The case goes back to November 2015, when HCL entered into an agreement with Sahaj Bharti Travels for the provision of pick up and drop cabs for its personnel. HCL further extended the agreement till December 2018. As per the terms of the agreement, invoices were required to be raised by the OC within 60 days of the services being delivered or billed.
The agreement mentioned that in case the cabs do not run for a minimum of 7000 km, a minimum guarantee amount would be payable by HCL to OC.
Thereafter, vide its May 2018 email, the OC requested payment of a minimum guarantee amount, and a meeting was held between HCL and OC. But vide its November 2018 email, HCL informed the OC that no amount was due on account of the minimum guarantee. Still, considering the relationship between the parties, HCL proposed to pay an amount of Rs.20.58 lakhs in good faith for a full and final settlement of all issues.
However, the OC requested HCL to make a payment of Rs.81.96 lakhs.

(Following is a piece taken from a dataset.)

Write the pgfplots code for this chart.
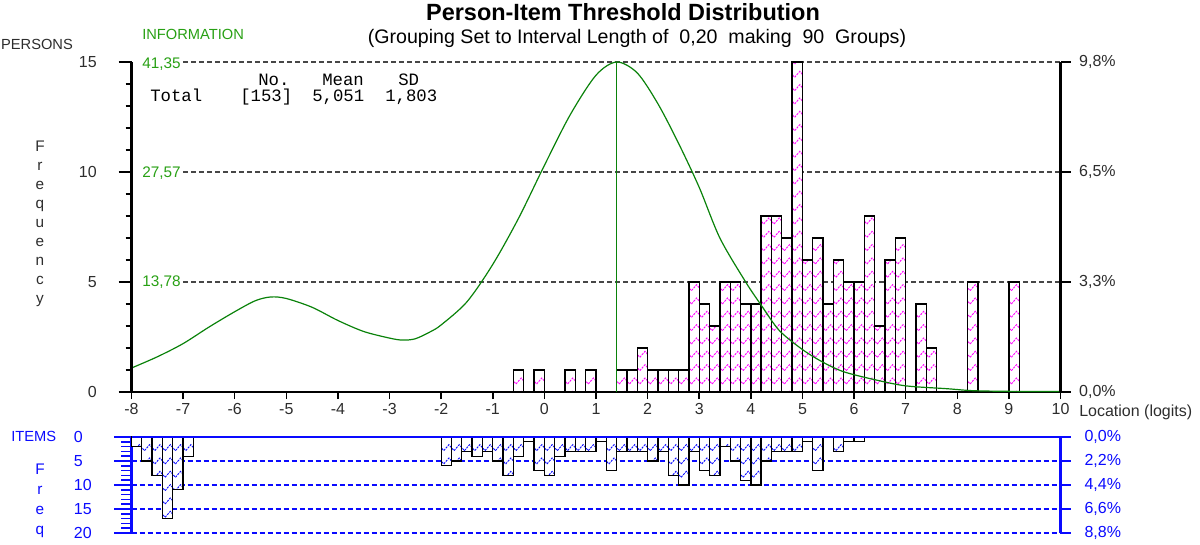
\documentclass[border=0pt]{standalone}
\usepackage{fontspec}
\setmainfont{Liberation Sans}
\newfontfamily\monofont{Liberation Mono}
\usepackage{pgfplots}
\pgfplotsset{compat=1.18}
\usetikzlibrary{patterns.meta}
\definecolor{infogreen}{RGB}{10,130,10}
\definecolor{labgreen}{RGB}{40,160,20}
\definecolor{itemblue}{RGB}{10,10,255}
\definecolor{txtgray}{RGB}{45,45,45}
\definecolor{gridgray}{RGB}{70,70,70}
\pgfdeclarepattern{
  name=chev, type=uncolored,
  bottom left={\pgfpoint{-1pt}{-1pt}},
  top right={\pgfpoint{8.74pt}{11pt}},
  tile size={\pgfpoint{7.74pt}{10pt}},
  code={
    \pgfsetlinewidth{0.7pt}
    \pgfsetdash{{1.6pt}{0.8pt}}{0pt}
    \pgfpathmoveto{\pgfpoint{0pt}{0pt}}
    \pgfpathlineto{\pgfpoint{3.87pt}{4.5pt}}
    \pgfpathlineto{\pgfpoint{7.74pt}{0pt}}
    \pgfusepath{stroke}
  }
}
\pgfplotstableread{
x y
-0.5 1
-0.1 1
0.5 1
0.9 1
1.5 1
1.7 1
1.9 2
2.1 1
2.3 1
2.5 1
2.7 1
2.9 5
3.1 4
3.3 3
3.5 5
3.7 5
3.9 4
4.1 4
4.3 8
4.5 8
4.7 7
4.9 15
5.1 6
5.3 7
5.5 4
5.7 6
5.9 5
6.1 5
6.3 8
6.5 3
6.7 6
6.9 7
7.3 4
7.5 2
8.3 5
9.1 5
}\persons
\pgfplotstableread{
x y
-7.9 2
-7.7 5
-7.5 8
-7.3 17
-7.1 11
-6.9 4
-1.9 6
-1.7 5
-1.5 3
-1.3 4
-1.1 3
-0.9 5
-0.7 8
-0.5 4
-0.3 1
-0.1 7
0.1 8
0.3 4
0.5 3
0.7 3
0.9 3
1.1 1
1.3 7
1.5 3
1.7 3
1.9 3
2.1 5
2.3 3
2.5 8
2.7 10
2.9 3
3.1 7
3.3 8
3.5 2
3.7 5
3.9 9
4.1 10
4.3 5
4.5 3
4.7 3
4.9 3
5.1 1
5.3 7
5.7 3
5.9 1
6.1 1
}\items
\begin{document}
\begin{tikzpicture}
\useasboundingbox (0,0) rectangle (900pt,408pt);
% ---------- top axis (persons) ----------
\begin{axis}[
  at={(98.625pt,114pt)}, anchor=south west,
  width=696.75pt, height=247.5pt, scale only axis,
  xmin=-8, xmax=10, ymin=0, ymax=15,
  axis x line*=bottom, axis y line*=left,
  axis line style={-, line width=1.6pt, black},
  xtick={-8,-7,...,10},
  xticklabels={-8,-7,-6,-5,-4,-3,-2,-1,0,1,2,3,4,5,6,7,8,9,10},
  ytick=\empty,
  tick align=outside,
  major tick length=5.25pt,
  every tick/.style={black, line width=1.1pt},
  tick label style={font=\fontsize{12}{14}\selectfont, text=txtgray},
  clip=false, axis on top=false,
]
\addplot[gridgray, line width=1.1pt, dash pattern=on 3.75pt off 2.25pt] coordinates {(-7.0,5) (10,5)};
\addplot[gridgray, line width=1.1pt, dash pattern=on 3.75pt off 2.25pt] coordinates {(-7.0,10) (10,10)};
\addplot[gridgray, line width=1.1pt, dash pattern=on 3.75pt off 2.25pt] coordinates {(-7.0,15) (10,15)};
\addplot[ybar, bar width=0.2, bar shift=0pt, draw=black, line width=1pt, fill=white,
  postaction={pattern=chev, pattern color=magenta}] table[x=x,y=y] {\persons};
\addplot[infogreen, line width=0.8pt] coordinates {(1.4,0) (1.4,15)};
\addplot[infogreen, line width=0.9pt, smooth, tension=0.5] coordinates {
(-8,1.09) (-7.5,1.6) (-7,2.2) (-6.5,2.95) (-6,3.65) (-5.6,4.15) (-5.3,4.32) (-5,4.25)
(-4.5,3.85) (-4,3.25) (-3.5,2.75) (-3,2.45) (-2.75,2.36) (-2.5,2.42) (-2.2,2.75)
(-2,3.05) (-1.5,4.1) (-1,5.8) (-0.5,7.9) (0,10.3) (0.5,12.6) (1,14.4) (1.4,15)
(1.8,14.5) (2.2,13.1) (2.6,11.3) (3,9.3) (3.4,7.0) (3.9,5.0) (4.2,3.95) (4.55,2.8)
(5,1.93) (5.4,1.35) (5.8,0.92) (6.4,0.56) (7,0.28) (7.8,0.15) (8.3,0.06) (9,0.03) (10,0.02)};
\end{axis}
% left ticks for top
\begin{axis}[
  at={(98.625pt,114pt)}, anchor=south west,
  width=696.75pt, height=247.5pt, scale only axis,
  xmin=-8, xmax=10, ymin=0, ymax=15,
  hide x axis, axis y line*=left,
  axis line style={-, line width=1.6pt, black},
  ytick={0,5,10,15},
  yticklabels={0,5,10,15},
  minor y tick num=4,
  tick align=outside,
  major tick length=9.75pt, minor tick length=4.5pt,
  every tick/.style={black, line width=1.1pt},
  tick label style={font=\fontsize{12}{14}\selectfont, text=txtgray},
  yticklabel style={xshift=-12.75pt},
]
\end{axis}
% right axis for top
\begin{axis}[
  at={(98.625pt,114pt)}, anchor=south west,
  width=696.75pt, height=247.5pt, scale only axis,
  xmin=-8, xmax=10, ymin=0, ymax=15,
  hide x axis, axis y line*=right,
  axis line style={-, line width=1.6pt, black},
  ytick={0,5,10,15},
  yticklabels={{0,0\%},{3,3\%},{6,5\%},{9,8\%}},
  tick align=outside, major tick length=7.5pt,
  every tick/.style={black, line width=1.1pt},
  tick label style={font=\fontsize{12}{14}\selectfont, text=txtgray},
  yticklabel style={xshift=3pt},
]
\end{axis}
% ---------- bottom axis (items) ----------
\begin{axis}[
  at={(98.625pt,8.25pt)}, anchor=south west,
  width=696.75pt, height=72pt, scale only axis,
  xmin=-8, xmax=10, ymin=0, ymax=20, y dir=reverse,
  hide x axis, axis y line*=left,
  axis line style={-, line width=1.8pt, itemblue},
  ytick={0,5,10,15,20},
  yticklabels={0,5,10,15,20},
  minor y tick num=4,
  tick align=outside, major tick length=12.75pt, minor tick length=7.5pt,
  every tick/.style={itemblue, line width=1.1pt},
  tick label style={font=\fontsize{12}{14}\selectfont, text=itemblue},
  yticklabel style={anchor=west, xshift=-34pt},
  ymajorgrids=true,
  major grid style={itemblue, line width=1.1pt, dash pattern=on 3.75pt off 2.25pt},
  clip=false,
]
\addplot[ybar, bar width=0.2, bar shift=0pt, draw=black, line width=1pt, fill=white,
  postaction={pattern=chev, pattern color=itemblue}] table[x=x,y=y] {\items};
\addplot[itemblue, line width=1.8pt] coordinates {(-8,0) (10,0)};
\end{axis}
\begin{axis}[
  at={(98.625pt,8.25pt)}, anchor=south west,
  width=696.75pt, height=72pt, scale only axis,
  xmin=-8, xmax=10, ymin=0, ymax=20, y dir=reverse,
  hide x axis, axis y line*=right,
  axis line style={-, line width=1.8pt, itemblue},
  ytick={0,5,10,15,20},
  yticklabels={{0,0\%},{2,2\%},{4,4\%},{6,6\%},{8,8\%}},
  tick align=outside, major tick length=7.5pt,
  every tick/.style={itemblue, line width=1.1pt},
  tick label style={font=\fontsize{12}{14}\selectfont, text=itemblue},
  yticklabel style={xshift=7pt},
]
\end{axis}
% ---------- texts ----------
\begin{scope}[x=0.75pt, y=0.75pt]
\node[font=\bfseries\fontsize{17.6}{20}\selectfont] at (623,532) {Person-Item Threshold Distribution};
\node[font=\fontsize{14.7}{17}\selectfont] at (637,506) {(Grouping Set to Interval Length of\ \ 0,20\ \ making\ \ 90\ \ Groups)};
\node[font=\fontsize{11}{13}\selectfont, text=txtgray] at (37,500) {PERSONS};
\node[font=\fontsize{11}{13}\selectfont, text=labgreen, anchor=west, inner sep=0pt] at (142,510) {INFORMATION};
\node[font=\fontsize{11.5}{13}\selectfont, text=labgreen, anchor=west, inner sep=0pt] at (142,480) {41,35};
\node[font=\fontsize{11.5}{13}\selectfont, text=labgreen, anchor=west, inner sep=0pt] at (142,371) {27,57};
\node[font=\fontsize{11.5}{13}\selectfont, text=labgreen, anchor=west, inner sep=0pt] at (142,262) {13,78};
\node[font=\fontsize{11.5}{14.25}\selectfont, text=txtgray, align=center] at (40,320) {F\\r\\e\\q\\u\\e\\n\\c\\y};
\node[font=\monofont\fontsize{13}{15}\selectfont, anchor=base west, inner sep=0pt] at (258,459) {No.};
\node[font=\monofont\fontsize{13}{15}\selectfont, anchor=base west, inner sep=0pt] at (322,459) {Mean};
\node[font=\monofont\fontsize{13}{15}\selectfont, anchor=base west, inner sep=0pt] at (398,459) {SD};
\node[font=\monofont\fontsize{13}{15}\selectfont, anchor=base west, inner sep=0pt] at (150,442) {Total};
\node[font=\monofont\fontsize{13}{15}\selectfont, anchor=base west, inner sep=0pt] at (240,442) {[153]};
\node[font=\monofont\fontsize{13}{15}\selectfont, anchor=base west, inner sep=0pt] at (312,442) {5,051};
\node[font=\monofont\fontsize{13}{15}\selectfont, anchor=base west, inner sep=0pt] at (385,442) {1,803};
\node[font=\fontsize{12}{14}\selectfont, text=txtgray, anchor=west, inner sep=0pt] at (1079,132) {Location (logits)};
\node[font=\fontsize{11}{13}\selectfont, text=itemblue, anchor=west, inner sep=0pt] at (11,108) {ITEMS};
\node[font=\fontsize{11.5}{15}\selectfont, text=itemblue, align=center] at (40,43) {F\\r\\e\\q};
\end{scope}
\end{tikzpicture}
\end{document}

But HCL denied doing so. Subsequently, it sent a demand notice under IBC for an amount of Rs.3.54 crores. Later, it filed an application under IBC for the same amount which was admitted by NCLT vide its January 2022 order.
HCL contended before the NCLAT that there was a pre-existing dispute between the parties regarding the minimum guarantee amount and all invoices regarding the actual services provided by OC were paid by HCL It said the OC was required to raise invoices for the services rendered, but no invoice was raised on the minimum guarantee amount.
HCL further stated that the proposal of payment of Rs.20.58 lakhs was in good faith and without prejudice. Also, the application filed by the OC was merely a proceeding for the recovery of the contractual amount even when there was an arbitration clause in the agreement.
On the other hand, the OC stated that it was entitled to the minimum guarantee amount payment and had full right to initiate the proceedings under IBC. It contended that HCL had admitted the debt of Rs.20.58 lakhs, which was more than Rs.1 lakh. This meant that the operational debt was admitted by HCL.
Based on the issues mentioned by both entities, NCLAT ruled that the proceedings under IBC were initiated by the OC for virtually establishing its claim of minimum guarantee amount, which was never accepted or admitted by HCL. Therefore, the proceedings were initiated as a debt enforcement measure.